[Code that draws figures]
--

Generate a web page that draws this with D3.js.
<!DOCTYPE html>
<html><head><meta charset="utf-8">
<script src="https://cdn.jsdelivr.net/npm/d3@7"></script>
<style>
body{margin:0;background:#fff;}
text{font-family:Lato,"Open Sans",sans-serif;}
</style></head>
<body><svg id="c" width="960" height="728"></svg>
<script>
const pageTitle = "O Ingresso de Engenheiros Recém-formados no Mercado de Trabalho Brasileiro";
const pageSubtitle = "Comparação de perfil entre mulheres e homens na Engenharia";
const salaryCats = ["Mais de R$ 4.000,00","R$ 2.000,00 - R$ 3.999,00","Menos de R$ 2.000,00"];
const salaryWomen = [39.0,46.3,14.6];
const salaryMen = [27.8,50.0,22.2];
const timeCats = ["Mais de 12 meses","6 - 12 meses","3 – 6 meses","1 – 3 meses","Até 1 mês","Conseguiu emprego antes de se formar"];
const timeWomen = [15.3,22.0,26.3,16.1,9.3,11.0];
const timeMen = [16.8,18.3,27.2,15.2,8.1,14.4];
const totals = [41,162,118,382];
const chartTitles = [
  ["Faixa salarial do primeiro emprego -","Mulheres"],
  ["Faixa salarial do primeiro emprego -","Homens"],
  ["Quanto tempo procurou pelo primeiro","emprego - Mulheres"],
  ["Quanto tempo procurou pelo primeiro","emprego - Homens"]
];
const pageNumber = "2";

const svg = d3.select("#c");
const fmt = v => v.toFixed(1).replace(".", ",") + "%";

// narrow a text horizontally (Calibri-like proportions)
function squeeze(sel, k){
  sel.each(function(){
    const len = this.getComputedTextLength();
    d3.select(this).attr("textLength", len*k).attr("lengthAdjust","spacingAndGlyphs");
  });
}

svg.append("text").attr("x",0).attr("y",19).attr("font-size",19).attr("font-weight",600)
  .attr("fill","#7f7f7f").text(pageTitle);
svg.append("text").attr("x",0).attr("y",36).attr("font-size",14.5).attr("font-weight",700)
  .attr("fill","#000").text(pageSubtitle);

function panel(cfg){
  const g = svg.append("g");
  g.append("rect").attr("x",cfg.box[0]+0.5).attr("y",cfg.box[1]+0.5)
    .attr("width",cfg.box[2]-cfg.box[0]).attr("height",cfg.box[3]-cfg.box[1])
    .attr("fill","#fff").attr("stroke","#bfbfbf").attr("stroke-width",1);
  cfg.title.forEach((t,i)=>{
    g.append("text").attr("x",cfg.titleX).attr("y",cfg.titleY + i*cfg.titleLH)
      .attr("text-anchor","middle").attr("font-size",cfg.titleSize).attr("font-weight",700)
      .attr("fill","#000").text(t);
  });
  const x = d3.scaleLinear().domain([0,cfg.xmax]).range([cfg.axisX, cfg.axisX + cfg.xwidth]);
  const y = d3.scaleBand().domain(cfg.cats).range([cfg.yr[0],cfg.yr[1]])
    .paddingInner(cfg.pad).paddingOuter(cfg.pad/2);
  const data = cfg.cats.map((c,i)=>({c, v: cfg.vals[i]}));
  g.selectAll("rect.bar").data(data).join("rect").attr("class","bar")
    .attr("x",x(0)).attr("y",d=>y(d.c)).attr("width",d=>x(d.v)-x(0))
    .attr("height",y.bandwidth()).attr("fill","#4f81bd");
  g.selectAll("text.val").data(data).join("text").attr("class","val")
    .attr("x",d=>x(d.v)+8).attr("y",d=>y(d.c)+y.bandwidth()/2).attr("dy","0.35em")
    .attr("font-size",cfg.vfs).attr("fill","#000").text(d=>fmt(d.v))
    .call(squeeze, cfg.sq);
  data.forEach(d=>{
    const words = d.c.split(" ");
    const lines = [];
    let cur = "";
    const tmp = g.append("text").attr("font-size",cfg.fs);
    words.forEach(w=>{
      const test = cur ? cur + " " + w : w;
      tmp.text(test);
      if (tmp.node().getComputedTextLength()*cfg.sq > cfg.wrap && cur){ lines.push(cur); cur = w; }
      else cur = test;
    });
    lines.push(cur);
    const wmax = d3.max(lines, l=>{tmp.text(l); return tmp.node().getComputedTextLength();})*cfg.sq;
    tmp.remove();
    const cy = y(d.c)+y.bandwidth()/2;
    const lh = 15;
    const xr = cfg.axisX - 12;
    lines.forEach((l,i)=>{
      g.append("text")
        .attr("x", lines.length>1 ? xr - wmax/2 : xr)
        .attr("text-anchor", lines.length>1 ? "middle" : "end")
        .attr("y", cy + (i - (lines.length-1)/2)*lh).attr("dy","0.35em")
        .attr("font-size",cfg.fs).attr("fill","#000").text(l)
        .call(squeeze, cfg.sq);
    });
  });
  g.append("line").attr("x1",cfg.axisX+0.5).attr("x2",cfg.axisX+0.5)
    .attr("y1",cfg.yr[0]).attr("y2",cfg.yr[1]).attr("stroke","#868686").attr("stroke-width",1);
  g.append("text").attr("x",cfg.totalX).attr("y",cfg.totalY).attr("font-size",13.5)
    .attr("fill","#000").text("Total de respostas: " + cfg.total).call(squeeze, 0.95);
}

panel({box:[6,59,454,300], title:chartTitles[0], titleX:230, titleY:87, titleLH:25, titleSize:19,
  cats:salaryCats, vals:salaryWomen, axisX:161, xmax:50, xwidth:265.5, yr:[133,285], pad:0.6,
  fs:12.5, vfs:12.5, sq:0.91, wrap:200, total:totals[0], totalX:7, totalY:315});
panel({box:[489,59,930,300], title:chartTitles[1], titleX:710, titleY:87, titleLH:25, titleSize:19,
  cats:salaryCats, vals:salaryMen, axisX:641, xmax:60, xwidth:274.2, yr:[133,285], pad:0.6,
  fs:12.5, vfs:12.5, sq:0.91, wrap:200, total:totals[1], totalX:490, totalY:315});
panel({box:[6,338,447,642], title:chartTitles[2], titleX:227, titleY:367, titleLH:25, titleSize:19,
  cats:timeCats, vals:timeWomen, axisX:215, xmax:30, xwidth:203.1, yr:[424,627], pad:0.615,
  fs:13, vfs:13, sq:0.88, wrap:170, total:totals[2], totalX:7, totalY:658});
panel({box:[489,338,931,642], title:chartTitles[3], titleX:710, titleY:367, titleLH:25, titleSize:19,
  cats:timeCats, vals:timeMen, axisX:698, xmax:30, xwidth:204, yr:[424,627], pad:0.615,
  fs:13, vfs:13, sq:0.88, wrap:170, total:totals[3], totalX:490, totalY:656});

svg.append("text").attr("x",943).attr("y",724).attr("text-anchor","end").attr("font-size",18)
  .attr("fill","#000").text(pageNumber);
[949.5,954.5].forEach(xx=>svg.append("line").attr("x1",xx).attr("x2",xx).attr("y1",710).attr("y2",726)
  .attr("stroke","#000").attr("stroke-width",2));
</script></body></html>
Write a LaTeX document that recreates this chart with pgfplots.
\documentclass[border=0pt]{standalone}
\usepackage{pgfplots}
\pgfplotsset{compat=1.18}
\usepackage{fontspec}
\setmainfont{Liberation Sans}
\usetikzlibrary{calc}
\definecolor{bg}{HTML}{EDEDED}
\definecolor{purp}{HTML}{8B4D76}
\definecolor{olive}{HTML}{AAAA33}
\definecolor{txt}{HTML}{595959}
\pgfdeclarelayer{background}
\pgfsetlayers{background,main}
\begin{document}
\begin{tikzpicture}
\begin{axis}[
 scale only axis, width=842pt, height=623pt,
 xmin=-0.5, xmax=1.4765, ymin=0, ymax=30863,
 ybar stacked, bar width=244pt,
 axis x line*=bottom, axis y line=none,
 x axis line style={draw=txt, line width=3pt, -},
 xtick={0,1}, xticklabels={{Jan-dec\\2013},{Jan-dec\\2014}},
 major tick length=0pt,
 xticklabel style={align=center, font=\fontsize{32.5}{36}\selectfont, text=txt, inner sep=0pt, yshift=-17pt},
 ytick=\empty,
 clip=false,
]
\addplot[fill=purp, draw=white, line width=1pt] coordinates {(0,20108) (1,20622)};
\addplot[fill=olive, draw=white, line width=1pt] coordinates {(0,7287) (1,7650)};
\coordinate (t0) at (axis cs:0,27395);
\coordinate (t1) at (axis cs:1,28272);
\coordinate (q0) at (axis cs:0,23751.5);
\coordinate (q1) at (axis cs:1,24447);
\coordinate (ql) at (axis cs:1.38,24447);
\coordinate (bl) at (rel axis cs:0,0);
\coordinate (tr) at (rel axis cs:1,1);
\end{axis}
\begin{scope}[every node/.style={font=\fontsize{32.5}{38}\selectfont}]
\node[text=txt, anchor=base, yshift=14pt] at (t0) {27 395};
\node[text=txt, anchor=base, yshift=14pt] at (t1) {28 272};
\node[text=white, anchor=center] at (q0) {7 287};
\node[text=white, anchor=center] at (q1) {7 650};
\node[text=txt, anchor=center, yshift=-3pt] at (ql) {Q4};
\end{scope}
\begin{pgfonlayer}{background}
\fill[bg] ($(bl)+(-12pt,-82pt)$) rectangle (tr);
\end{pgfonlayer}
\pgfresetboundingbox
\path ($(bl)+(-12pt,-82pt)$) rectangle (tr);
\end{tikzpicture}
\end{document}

--

● Objective
Pick out every line of the listing containing the word "this", and show those lines.

● Written answer
Generate a web page that draws this with D3.js.
    const len = this.getComputedTextLength();
    d3.select(this).attr("textLength", len*k).attr("lengthAdjust","spacingAndGlyphs");
Write a LaTeX document that recreates this chart with pgfplots.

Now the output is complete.